I’ve got a quick question regarding the integration of Kyber into NSS that was recently done in support of #1826451.

It’s believed that U.S. patents no. 9094189 and 9246675 may apply to Kyber.

Of course, this should not be a problem, because NIST claims that it secured a license to allow anyone to use these patents for the purpose of implementing Kyber, for no charge.

However, it seems that no-one has ever actually seen this license. Due to this, Cisco has preliminarily considered Kyber unusable; they are by no means alone in their hesitation.

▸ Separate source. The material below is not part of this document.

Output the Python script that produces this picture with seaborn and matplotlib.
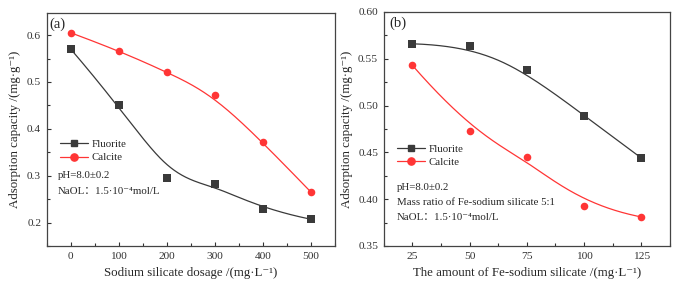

Therefore I ask: What is Mozilla’s position on these patents?

  • Does Mozilla hold that those patents are invalid, or otherwise inapplicable to Kyber?

  • Does Mozilla simply take NIST’s bizarre, cagey press release at face value?

  • Does Mozilla hold some other stance?

  • Has Mozilla not considered the issue at all yet?

Thanks for any responses.

I reached out to the committer privately by e-mail with this question over a month ago, but haven’t heard back, which is why I’m asking publicly now.

I just tested it and confirmed that, despite the fact that this wasn’t listed in the release notes, support for Kyber was included with Firefox Release 123.0 on Tuesday, though it’s gated behind a default-disabled security.tls.enable_kyber flag.

(It seems it has not yet been included in Firefox ESR 115.8.0, which is the latest ESR as of Feb 27, 2024.)

A month after I opened this thread, Eric Rescorla (former Firefox CTO) reached out to me privately and suggested that I try contacting Martin Thomson with this question.

I contacted Martin Thomson with this question 3 months ago (which was 2 months after opening this thread), but I have not yet heard back.

I had really hoped to learn Mozilla’s position on the Kyber license(s) in advance of my meeting with NIST’s legal team … knowing the “lay of the land” and having that extra context would have been a huge boon so I didn’t feel like I’m going in alone :frowning:

Admittedly the possibility is remote that Jintai Ding will revoke my license to use Kyber — thus eventually Firefox — based on a “poison pill” clause not included in NIST’s press release.

Doubly remote it is because NIST’s legal team’s representatives gave me (non-binding, non-written, non-recorded, non-indemnifying) assurances that they didn’t leave anything important out of it.

But I still *hate* the idea of using software that I’m literally not allowed to see the EULA of.